In the listing that follows, count the lines holding the word "Clone" and report only that number.

* _Recorded information_:
--------------------------------------------------

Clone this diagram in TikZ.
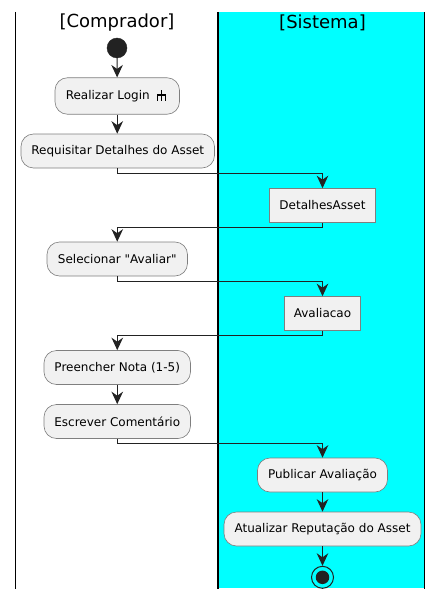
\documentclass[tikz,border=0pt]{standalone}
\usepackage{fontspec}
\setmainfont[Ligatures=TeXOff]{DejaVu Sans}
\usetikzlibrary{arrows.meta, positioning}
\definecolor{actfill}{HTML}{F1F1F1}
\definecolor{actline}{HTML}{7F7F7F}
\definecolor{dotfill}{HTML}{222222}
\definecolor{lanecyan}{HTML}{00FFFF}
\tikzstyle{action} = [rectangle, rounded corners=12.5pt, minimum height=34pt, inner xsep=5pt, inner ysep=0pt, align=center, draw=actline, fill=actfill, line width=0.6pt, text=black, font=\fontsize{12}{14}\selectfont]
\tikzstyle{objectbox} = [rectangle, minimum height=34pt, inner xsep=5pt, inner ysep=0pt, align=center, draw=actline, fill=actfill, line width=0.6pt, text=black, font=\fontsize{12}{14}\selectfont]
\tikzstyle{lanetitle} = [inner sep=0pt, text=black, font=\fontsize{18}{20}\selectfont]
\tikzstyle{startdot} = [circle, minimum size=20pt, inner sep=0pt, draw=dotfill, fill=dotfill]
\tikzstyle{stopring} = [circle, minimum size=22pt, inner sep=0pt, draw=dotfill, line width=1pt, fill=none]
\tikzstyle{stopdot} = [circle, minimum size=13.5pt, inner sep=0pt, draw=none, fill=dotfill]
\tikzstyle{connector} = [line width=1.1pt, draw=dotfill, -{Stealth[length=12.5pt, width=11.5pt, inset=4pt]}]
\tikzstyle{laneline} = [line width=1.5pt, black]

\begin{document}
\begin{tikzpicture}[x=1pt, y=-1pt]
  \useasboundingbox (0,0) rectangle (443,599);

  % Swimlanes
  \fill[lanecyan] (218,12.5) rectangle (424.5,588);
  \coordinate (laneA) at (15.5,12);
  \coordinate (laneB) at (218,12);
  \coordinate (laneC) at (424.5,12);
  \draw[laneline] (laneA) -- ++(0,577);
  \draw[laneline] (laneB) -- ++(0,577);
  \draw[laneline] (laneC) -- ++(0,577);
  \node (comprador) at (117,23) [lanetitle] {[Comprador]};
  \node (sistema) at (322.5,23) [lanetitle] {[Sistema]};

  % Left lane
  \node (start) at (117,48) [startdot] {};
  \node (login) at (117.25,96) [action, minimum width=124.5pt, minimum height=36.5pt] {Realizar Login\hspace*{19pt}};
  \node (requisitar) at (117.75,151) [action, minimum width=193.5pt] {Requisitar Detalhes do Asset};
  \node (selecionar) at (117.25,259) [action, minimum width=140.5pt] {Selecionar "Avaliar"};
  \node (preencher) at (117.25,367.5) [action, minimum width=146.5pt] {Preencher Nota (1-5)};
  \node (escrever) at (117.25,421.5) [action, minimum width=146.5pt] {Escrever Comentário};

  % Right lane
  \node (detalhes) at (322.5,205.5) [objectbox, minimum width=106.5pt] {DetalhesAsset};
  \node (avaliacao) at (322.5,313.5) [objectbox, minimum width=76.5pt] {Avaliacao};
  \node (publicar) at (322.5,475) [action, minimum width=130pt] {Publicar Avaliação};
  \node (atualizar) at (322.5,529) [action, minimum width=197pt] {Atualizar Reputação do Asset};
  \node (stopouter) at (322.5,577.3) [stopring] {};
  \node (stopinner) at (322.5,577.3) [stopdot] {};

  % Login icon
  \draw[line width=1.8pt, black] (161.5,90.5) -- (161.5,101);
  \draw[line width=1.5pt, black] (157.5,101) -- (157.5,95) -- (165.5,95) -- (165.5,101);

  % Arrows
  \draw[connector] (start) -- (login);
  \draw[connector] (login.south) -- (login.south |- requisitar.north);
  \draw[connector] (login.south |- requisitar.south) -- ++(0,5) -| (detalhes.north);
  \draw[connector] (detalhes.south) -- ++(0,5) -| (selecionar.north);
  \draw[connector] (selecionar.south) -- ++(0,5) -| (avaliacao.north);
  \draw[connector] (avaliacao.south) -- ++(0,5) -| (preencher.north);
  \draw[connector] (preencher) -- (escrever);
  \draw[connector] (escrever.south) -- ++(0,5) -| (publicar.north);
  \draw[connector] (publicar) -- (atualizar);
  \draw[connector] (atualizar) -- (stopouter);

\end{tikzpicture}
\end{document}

--------------------------------------------------

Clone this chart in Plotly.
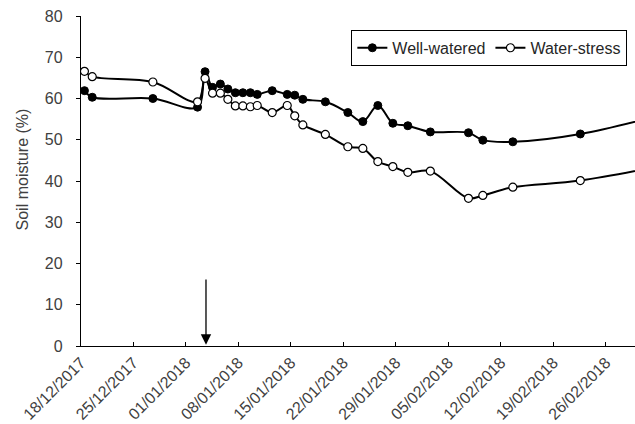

--------------------------------------------------

* _Solution to this exercise_: 2